Where Callum Carver and The Kaizen Are Today
The Kaizen now runs with a team of 11 across sales, coaching, customer success, and operations. Monthly revenue sits between $70,000 and $100,000, with a previous peak of $170,000. Skill to Profit has served more than 500 students who have collectively generated over $1.3 million in revenue. The programme holds a 4.7 out of 5 rating on Trustpilot from verified student reviews.
I still jump on calls with students daily, helping them identify skills, build offers, and land their first paying clients. I read two books a month, train five to seven times a week, and run the business from Manchester.
On a personal level, I've used the income from The Kaizen to retire both of my parents. My dad now works alongside me as an operations manager. My mum doesn't have to work at all. That matters more to me than any revenue number.

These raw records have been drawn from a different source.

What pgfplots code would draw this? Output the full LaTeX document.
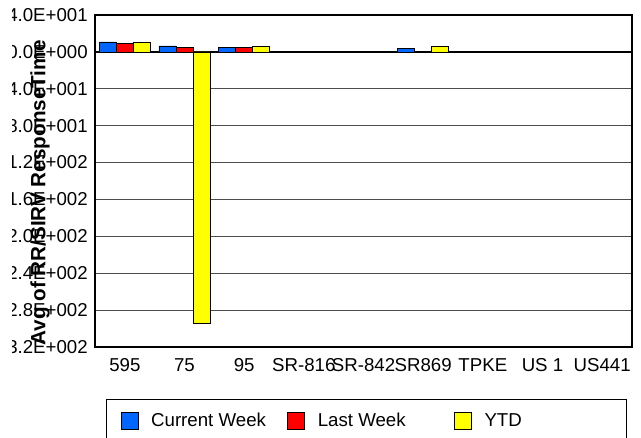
\documentclass[border=0pt]{standalone}
\usepackage{fontspec}
\setmainfont{Liberation Sans}
\usepackage{pgfplots}
\pgfplotsset{compat=1.18}
\definecolor{cblue}{RGB}{0,102,255}
\definecolor{cred}{RGB}{255,0,0}
\definecolor{cyel}{RGB}{255,255,0}
\pgfplotsset{sqlegend/.style={legend image code/.code={\draw[##1, draw=black, line width=0.5pt] (0pt,-2.25pt) rectangle (12.75pt,10.5pt);}}}
\newcommand{\fs}{\fontsize{14}{16}\selectfont}
\newcommand{\legtxt}[2]{\makebox[#1][l]{\raisebox{3.75pt}[\height][\depth]{#2}}}
\begin{document}
\begin{tikzpicture}
\begin{axis}[
  name=ax,
  scale only axis, width=402.75pt, height=249pt,
  xmin=-0.5, xmax=8.5, ymin=-320, ymax=40,
  xtick={0,1,2,3,4,5,6,7,8},
  xticklabels={595,75,95,SR-816,SR-842,SR869,TPKE,US 1,US441},
  ytick={-320,-280,-240,-200,-160,-120,-80,-40,0,40},
  yticklabels={-3.2E+002,-2.8E+002,-2.4E+002,-2.0E+002,-1.6E+002,-1.2E+002,-8.0E+001,-4.0E+001,0.0E+000,4.0E+001},
  major tick length=0pt,
  ymajorgrids, grid style={black!70, line width=0.75pt},
  extra y ticks={0}, extra y tick labels={},
  extra y tick style={grid style={black, line width=1.5pt}},
  axis line style={black, line width=1.2pt},
  ybar=0pt, bar width=12.75pt,
  yticklabel style={font=\fs, anchor=east, inner sep=0pt, xshift=-5.25pt},
  xticklabel style={font=\fs, anchor=north, inner sep=0pt, yshift=-8.25pt},
  ylabel={Avg of RR/SIRV ResponseTime},
  ylabel style={at={(axis description cs:-0.1024,0.464)}, anchor=center, font=\bfseries\fontsize{15.5}{17}\selectfont},
  legend columns=3,
  legend style={at={(axis description cs:0.0205,-0.1566)}, anchor=north west,
    draw=black, line width=0.75pt, inner xsep=10.5pt, inner ysep=9pt, font=\fs,
    nodes={inner sep=0pt},
    /tikz/every odd column/.append style={column sep=9.75pt},
    /tikz/every even column/.append style={column sep=0pt}},
]
\addplot[fill=cblue, draw=black, line width=0.5pt, sqlegend] coordinates {(0,10.8) (1,6.5) (2,4.8) (5,3.7)};
\addplot[fill=cred, draw=black, line width=0.5pt, sqlegend] coordinates {(0,9.1) (1,5.1) (2,4.8)};
\addplot[fill=cyel, draw=black, line width=0.5pt, sqlegend] coordinates {(0,10.1) (1,-294) (2,6.2) (5,6.2)};
\legend{\legtxt{102pt}{Current Week},\legtxt{102pt}{Last Week},\legtxt{96pt}{YTD}}
\end{axis}
\fill[white] ([shift={(-71.25pt,-67.5pt)}]ax.south west) rectangle ([shift={(-62.25pt,11.25pt)}]ax.north west);
\pgfresetboundingbox
\path[use as bounding box] ([shift={(-71.25pt,-67.5pt)}]ax.south west) rectangle ([shift={(6.75pt,11.25pt)}]ax.north east);
\end{tikzpicture}
\end{document}
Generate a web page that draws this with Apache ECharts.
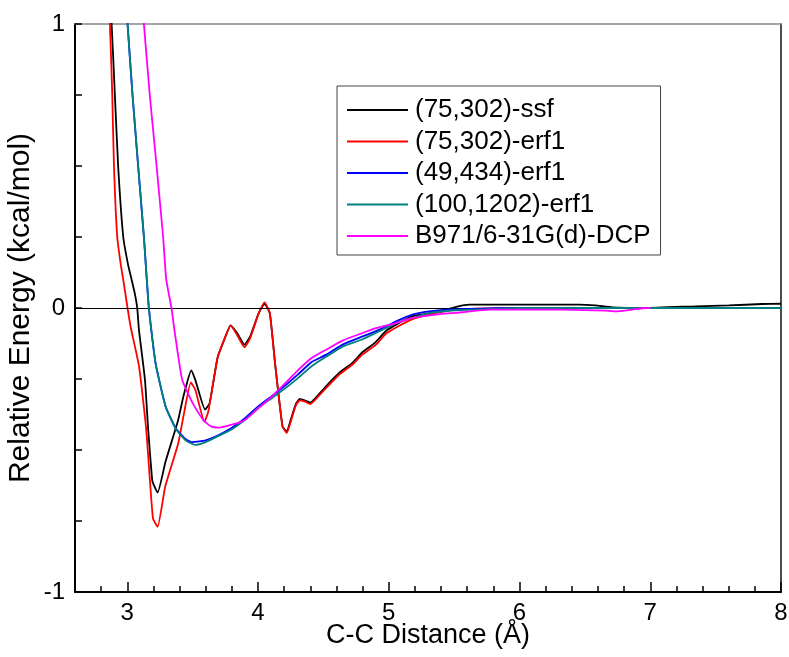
<!DOCTYPE html>
<html><head><meta charset="utf-8">
<script src="https://cdn.jsdelivr.net/npm/echarts@6/dist/echarts.min.js"></script>
<style>html,body{margin:0;padding:0;background:#fff}#c{width:789px;height:657px}</style>
</head><body><div id="c"></div>
<script>
var seriesNames = ['(75,302)-ssf', '(75,302)-erf1', '(49,434)-erf1', '(100,1202)-erf1', 'B971/6-31G(d)-DCP'];
var xTickLabels = [3, 4, 5, 6, 7, 8];
var xMinorTicks = [2.8, 3.2, 3.4, 3.6, 3.8, 4.2, 4.4, 4.6, 4.8, 5.2, 5.4, 5.6, 5.8, 6.2, 6.4, 6.6, 6.8, 7.2, 7.4, 7.6, 7.8];
var yTickLabels = [-1, 0, 1];

var ssfX = [2.86, 2.88, 2.905, 2.93, 2.969, 3.007, 3.033, 3.058, 3.076, 3.089, 3.135, 3.16, 3.19, 3.20, 3.232, 3.293, 3.386, 3.43, 3.489, 3.52, 3.595, 3.63, 3.69, 3.746, 3.79, 3.84, 3.896, 3.94, 4.005, 4.05, 4.09, 4.13, 4.187, 4.22, 4.25, 4.29, 4.32, 4.36, 4.40, 4.44, 4.52, 4.62, 4.72, 4.80, 4.90, 4.98, 5.07, 5.18, 5.386, 5.51, 5.615, 5.82, 6.455, 6.58, 6.71, 6.96, 7.35, 7.60, 7.854, 8.0];
var ssfY = [1.1, 1.0, 0.75, 0.5, 0.25, 0.15, 0.1, 0.05, 0, -0.076, -0.252, -0.43, -0.605, -0.62, -0.65, -0.54, -0.40, -0.31, -0.22, -0.253, -0.358, -0.335, -0.176, -0.106, -0.061, -0.088, -0.129, -0.10, -0.018, 0.015, -0.018, -0.194, -0.417, -0.435, -0.394, -0.337, -0.32, -0.326, -0.333, -0.317, -0.276, -0.229, -0.194, -0.155, -0.12, -0.08, -0.055, -0.029, -0.012, 0.0035, 0.012, 0.012, 0.012, 0.009, 0.002, 0, 0.006, 0.009, 0.014, 0.015];

var erfX = [2.85, 2.867, 2.885, 2.898, 2.923, 2.951, 2.969, 3.002, 3.025, 3.09, 3.145, 3.196, 3.232, 3.29, 3.39, 3.43, 3.486, 3.52, 3.59, 3.62, 3.69, 3.746, 3.79, 3.84, 3.896, 3.94, 4.005, 4.05, 4.09, 4.13, 4.187, 4.22, 4.25, 4.29, 4.32, 4.36, 4.40, 4.44, 4.52, 4.62, 4.72, 4.80, 4.90, 4.98, 5.07, 5.18, 5.31, 5.51, 5.69, 6.0, 7.0, 8.0];
var erfY = [1.1, 1.0, 0.75, 0.5, 0.25, 0.15, 0.1, 0, -0.065, -0.206, -0.429, -0.74, -0.77, -0.629, -0.476, -0.38, -0.262, -0.288, -0.40, -0.364, -0.176, -0.106, -0.061, -0.095, -0.138, -0.106, -0.018, 0.02, -0.018, -0.194, -0.417, -0.44, -0.40, -0.342, -0.325, -0.33, -0.338, -0.322, -0.282, -0.235, -0.2, -0.163, -0.13, -0.09, -0.065, -0.039, -0.023, -0.006, -0.002, 0, 0, 0];

var e49X = [2.99, 3.002, 3.04, 3.083, 3.127, 3.165, 3.216, 3.293, 3.37, 3.446, 3.49, 3.55, 3.60, 3.70, 3.80, 3.90, 4.005, 4.107, 4.21, 4.31, 4.41, 4.52, 4.65, 4.80, 4.93, 5.056, 5.18, 5.31, 5.44, 5.69, 6.0, 7.0, 8.0];
var e49Y = [1.1, 1.0, 0.75, 0.5, 0.25, 0, -0.194, -0.347, -0.423, -0.462, -0.472, -0.47, -0.466, -0.447, -0.422, -0.388, -0.345, -0.31, -0.272, -0.232, -0.19, -0.165, -0.128, -0.10, -0.076, -0.047, -0.023, -0.012, -0.006, -0.002, 0, 0, 0];

var e100X = [2.99, 3.002, 3.04, 3.083, 3.127, 3.165, 3.216, 3.293, 3.37, 3.446, 3.52, 3.60, 3.70, 3.80, 3.90, 4.005, 4.107, 4.21, 4.31, 4.41, 4.52, 4.65, 4.80, 5.056, 5.18, 5.31, 5.51, 5.77, 6.0, 7.0, 8.0];
var e100Y = [1.1, 1.0, 0.75, 0.5, 0.25, 0, -0.194, -0.347, -0.425, -0.466, -0.482, -0.472, -0.45, -0.427, -0.394, -0.35, -0.317, -0.282, -0.245, -0.205, -0.172, -0.135, -0.11, -0.053, -0.035, -0.018, -0.008, -0.004, 0, 0, 0];

var dcpX = [3.11, 3.127, 3.172, 3.224, 3.274, 3.298, 3.338, 3.36, 3.42, 3.50, 3.58, 3.64, 3.70, 3.80, 3.90, 4.005, 4.107, 4.21, 4.31, 4.41, 4.52, 4.65, 4.80, 4.90, 5.056, 5.18, 5.36, 5.56, 5.77, 6.33, 6.66, 6.73, 6.86, 6.96, 7.0];
var dcpY = [1.1, 1.0, 0.75, 0.5, 0.25, 0.1, 0, -0.076, -0.253, -0.335, -0.394, -0.417, -0.421, -0.411, -0.394, -0.352, -0.311, -0.264, -0.217, -0.176, -0.147, -0.114, -0.088, -0.071, -0.053, -0.035, -0.023, -0.015, -0.006, -0.006, -0.009, -0.012, -0.006, 0, 0];

var colors = ['#000000', '#ff0000', '#0000ff', '#008080', '#ff00ff'];
var allX = [ssfX, erfX, e49X, e100X, dcpX];
var allY = [ssfY, erfY, e49Y, e100Y, dcpY];

function zip(xs, ys) { return xs.map(function (x, i) { return [x, ys[i]]; }); }

var FONT = 'Liberation Sans, Arial, sans-serif';
var series = seriesNames.map(function (n, i) {
  var s = {
    name: n, type: 'line', data: zip(allX[i], allY[i]),
    xAxisIndex: 0, yAxisIndex: 0,
    symbol: 'none', smooth: 0.15, clip: true,
    lineStyle: { color: colors[i], width: 1.8 }, itemStyle: { color: colors[i] },
    z: 3 + i
  };
  if (i === 0) {
    s.markLine = { silent: true, symbol: ['none', 'none'], label: { show: false },
      lineStyle: { color: '#000', width: 1, type: 'solid' }, data: [{ yAxis: 0 }] };
  }
  return s;
});

var gridBox = { left: 75, right: 8, top: 24, bottom: 65, containLabel: false, outerBoundsMode: 'none' };
var chart = echarts.init(document.getElementById('c'), null, { renderer: 'canvas' });
chart.setOption({
  animation: false,
  backgroundColor: '#fff',
  textStyle: { fontFamily: FONT },
  grid: [Object.assign({}, gridBox), Object.assign({}, gridBox)],
  legend: {
    left: 337, top: 86, orient: 'vertical',
    data: seriesNames, icon: 'rect', itemWidth: 61, itemHeight: 2, itemGap: 5.5,
    padding: [11, 10, 6, 10],
    backgroundColor: '#fff', borderColor: '#444', borderWidth: 1,
    textStyle: { fontSize: 26, color: '#000', fontFamily: FONT, lineHeight: 24, padding: [0, 0, 0, 2] }
  },
  xAxis: [
    { gridIndex: 0, type: 'value', min: 2.6, max: 8, position: 'bottom',
      axisLine: { show: true, onZero: false, lineStyle: { color: '#000', width: 2 } },
      axisTick: { show: true, inside: true, length: 10, customValues: xTickLabels, lineStyle: { color: '#000', width: 1.5 } },
      axisLabel: { show: true, customValues: xTickLabels, fontSize: 24, color: '#000', margin: 9, fontFamily: FONT },
      splitLine: { show: false },
      name: 'C-C Distance (Å)', nameLocation: 'middle', nameGap: 30, nameMoveOverlap: false,
      nameTextStyle: { fontSize: 27, color: '#000', fontFamily: FONT } },
    { gridIndex: 0, type: 'value', min: 2.6, max: 8, position: 'top',
      axisLine: { show: true, onZero: false, lineStyle: { color: '#888', width: 1.5 } },
      axisTick: { show: false }, axisLabel: { show: false }, splitLine: { show: false } },
    { gridIndex: 1, type: 'value', min: 2.6, max: 8, position: 'bottom',
      axisLine: { show: false, onZero: false },
      axisTick: { show: true, inside: true, length: 6, customValues: xMinorTicks, lineStyle: { color: '#000', width: 1.5 } },
      axisLabel: { show: false }, splitLine: { show: false } }
  ],
  yAxis: [
    { gridIndex: 0, type: 'value', min: -1, max: 1, interval: 0.25, position: 'left',
      axisLine: { show: true, onZero: false, lineStyle: { color: '#000', width: 2 } },
      axisTick: { show: true, inside: true, length: 7, lineStyle: { color: '#000', width: 1.5 } },
      axisLabel: { show: true, customValues: yTickLabels, fontSize: 24, color: '#000', margin: 10, fontFamily: FONT },
      splitLine: { show: false },
      name: 'Relative Energy (kcal/mol)', nameLocation: 'middle', nameGap: 39, nameRotate: 90, nameMoveOverlap: false,
      nameTextStyle: { fontSize: 30, color: '#000', fontFamily: FONT } },
    { gridIndex: 0, type: 'value', min: -1, max: 1, position: 'right',
      axisLine: { show: true, onZero: false, lineStyle: { color: '#111', width: 1.5 } },
      axisTick: { show: false }, axisLabel: { show: false }, splitLine: { show: false } },
    { gridIndex: 1, type: 'value', min: -1, max: 1, position: 'left',
      axisLine: { show: false, onZero: false }, axisTick: { show: false },
      axisLabel: { show: false }, splitLine: { show: false } }
  ],
  series: series
});
</script></body></html>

What I'd Tell 17-Year-Old Me
Stop trying to copy someone else's business model. Every month I wasted trying to sell Facebook ads or replicate an agency template was a month I could have spent building around what I already knew. The skill was always there. The framework was always the same: find a skill, package it into an offer, find the right market, and sell it properly.
That's what Skill to Profit is. That's what The Kaizen exists to teach. Not a hack, not a shortcut — a genuine system for turning what you already know into something worth significantly more than what you're currently being paid for it.
If you're sitting in a job right now, being paid an hourly wage for a skill that other people would pay three to five times more for, the concrete hasn't set yet. But it will. The question is whether you do something about it while you still can.